→ REQUEST: Set down the full listing exactly as given. Any pictures are to be left out.

-*-*-

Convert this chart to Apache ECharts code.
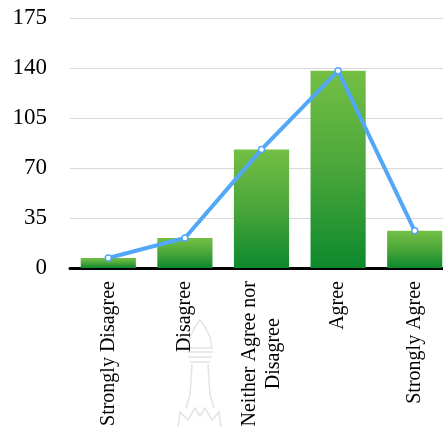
<!DOCTYPE html>
<html>
<head>
<meta charset="utf-8">
<script src="https://cdn.jsdelivr.net/npm/echarts@6/dist/echarts.min.js"></script>
<style>
  html, body { margin: 0; padding: 0; background: #ffffff; }
  #chart { width: 443px; height: 427px; }
</style>
</head>
<body>
<div id="chart"></div>
<script>
// Survey responses per answer
const categories = ['Strongly Disagree', 'Disagree', 'Neither Agree nor\nDisagree', 'Agree', 'Strongly Agree'];
const counts = [7, 21, 83, 138, 26];
const trend = [7, 21, 83, 138, 26];
const yTicks = [0, 35, 70, 105, 140, 175];

const chart = echarts.init(document.getElementById('chart'), null, { renderer: 'canvas' });

const serif = '"Liberation Serif", "Times New Roman", serif';

// faint background emblem outline
const emblemStyle = { fill: null, stroke: '#e3e3e3', lineWidth: 1.5 };
const emblemLines = [
  [[188, 348], [190, 337], [195, 327], [200, 320], [205, 327], [210, 337], [212, 348], [188, 348]],
  [[187, 352], [213, 352]],
  [[188, 357], [212, 357]],
  [[190, 362], [210, 362]],
  [[192, 364], [191, 380], [190, 395], [186, 408]],
  [[208, 364], [209, 380], [210, 395], [214, 408]],
  [[178, 427], [180, 412], [188, 420], [195, 408], [200, 416], [205, 408], [212, 420], [219, 412], [221, 427]]
];

chart.setOption({
  animation: false,
  backgroundColor: '#ffffff',
  grid: { left: 70, width: 383, top: 18, bottom: 159, containLabel: false, outerBoundsMode: 'none' },
  xAxis: {
    type: 'category',
    data: categories,
    axisLine: { show: true, lineStyle: { color: '#000000', width: 3 } },
    axisTick: { show: false },
    axisLabel: {
      rotate: 90,
      margin: 13,
      interval: 0,
      color: '#000000',
      fontFamily: serif,
      fontSize: 20,
      lineHeight: 24,
      formatter: function (v) {
        return v.split('\n').map(function (s) { return '{c|' + s + '}'; }).join('\n');
      },
      rich: {
        c: { align: 'center', fontFamily: serif, fontSize: 20, lineHeight: 24, color: '#000000' }
      }
    }
  },
  yAxis: {
    type: 'value',
    min: yTicks[0],
    max: yTicks[yTicks.length - 1],
    interval: yTicks[1] - yTicks[0],
    axisLine: { show: false },
    axisTick: { show: false },
    splitLine: { lineStyle: { color: '#d9d9d9', width: 1 } },
    axisLabel: {
      margin: 23,
      color: '#000000',
      fontFamily: serif,
      fontSize: 23
    }
  },
  series: [
    {
      type: 'bar',
      data: counts,
      barCategoryGap: '28%',
      itemStyle: {
        color: new echarts.graphic.LinearGradient(0, 0, 0, 1, [
          { offset: 0, color: '#74bf44' },
          { offset: 0.5, color: '#4aa63a' },
          { offset: 1, color: '#0d892d' }
        ])
      }
    },
    {
      type: 'line',
      data: trend,
      symbol: 'circle',
      symbolSize: 6,
      lineStyle: { color: '#52a7f6', width: 4 },
      itemStyle: { color: '#ffffff', borderColor: '#52a7f6', borderWidth: 1.5 },
      z: 5
    }
  ],
  graphic: emblemLines.map(function (pts) {
    return { type: 'polyline', silent: true, z: -10, shape: { points: pts }, style: emblemStyle };
  })
});
</script>
</body>
</html>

-*-*-

→ CORRECT OUTPUT:
Convert this chart to Apache ECharts code.
<!DOCTYPE html>
<html>
<head>
<meta charset="utf-8">
<script src="https://cdn.jsdelivr.net/npm/echarts@6/dist/echarts.min.js"></script>
<style>
  html, body { margin: 0; padding: 0; background: #ffffff; }
  #chart { width: 443px; height: 427px; }
</style>
</head>
<body>
<div id="chart"></div>
<script>
// Survey responses per answer
const categories = ['Strongly Disagree', 'Disagree', 'Neither Agree nor\nDisagree', 'Agree', 'Strongly Agree'];
const counts = [7, 21, 83, 138, 26];
const trend = [7, 21, 83, 138, 26];
const yTicks = [0, 35, 70, 105, 140, 175];

const chart = echarts.init(document.getElementById('chart'), null, { renderer: 'canvas' });

const serif = '"Liberation Serif", "Times New Roman", serif';

// faint background emblem outline
const emblemStyle = { fill: null, stroke: '#e3e3e3', lineWidth: 1.5 };
const emblemLines = [
  [[188, 348], [190, 337], [195, 327], [200, 320], [205, 327], [210, 337], [212, 348], [188, 348]],
  [[187, 352], [213, 352]],
  [[188, 357], [212, 357]],
  [[190, 362], [210, 362]],
  [[192, 364], [191, 380], [190, 395], [186, 408]],
  [[208, 364], [209, 380], [210, 395], [214, 408]],
  [[178, 427], [180, 412], [188, 420], [195, 408], [200, 416], [205, 408], [212, 420], [219, 412], [221, 427]]
];

chart.setOption({
  animation: false,
  backgroundColor: '#ffffff',
  grid: { left: 70, width: 383, top: 18, bottom: 159, containLabel: false, outerBoundsMode: 'none' },
  xAxis: {
    type: 'category',
    data: categories,
    axisLine: { show: true, lineStyle: { color: '#000000', width: 3 } },
    axisTick: { show: false },
    axisLabel: {
      rotate: 90,
      margin: 13,
      interval: 0,
      color: '#000000',
      fontFamily: serif,
      fontSize: 20,
      lineHeight: 24,
      formatter: function (v) {
        return v.split('\n').map(function (s) { return '{c|' + s + '}'; }).join('\n');
      },
      rich: {
        c: { align: 'center', fontFamily: serif, fontSize: 20, lineHeight: 24, color: '#000000' }
      }
    }
  },
  yAxis: {
    type: 'value',
    min: yTicks[0],
    max: yTicks[yTicks.length - 1],
    interval: yTicks[1] - yTicks[0],
    axisLine: { show: false },
    axisTick: { show: false },
    splitLine: { lineStyle: { color: '#d9d9d9', width: 1 } },
    axisLabel: {
      margin: 23,
      color: '#000000',
      fontFamily: serif,
      fontSize: 23
    }
  },
  series: [
    {
      type: 'bar',
      data: counts,
      barCategoryGap: '28%',
      itemStyle: {
        color: new echarts.graphic.LinearGradient(0, 0, 0, 1, [
          { offset: 0, color: '#74bf44' },
          { offset: 0.5, color: '#4aa63a' },
          { offset: 1, color: '#0d892d' }
        ])
      }
    },
    {
      type: 'line',
      data: trend,
      symbol: 'circle',
      symbolSize: 6,
      lineStyle: { color: '#52a7f6', width: 4 },
      itemStyle: { color: '#ffffff', borderColor: '#52a7f6', borderWidth: 1.5 },
      z: 5
    }
  ],
  graphic: emblemLines.map(function (pts) {
    return { type: 'polyline', silent: true, z: -10, shape: { points: pts }, style: emblemStyle };
  })
});
</script>
</body>
</html>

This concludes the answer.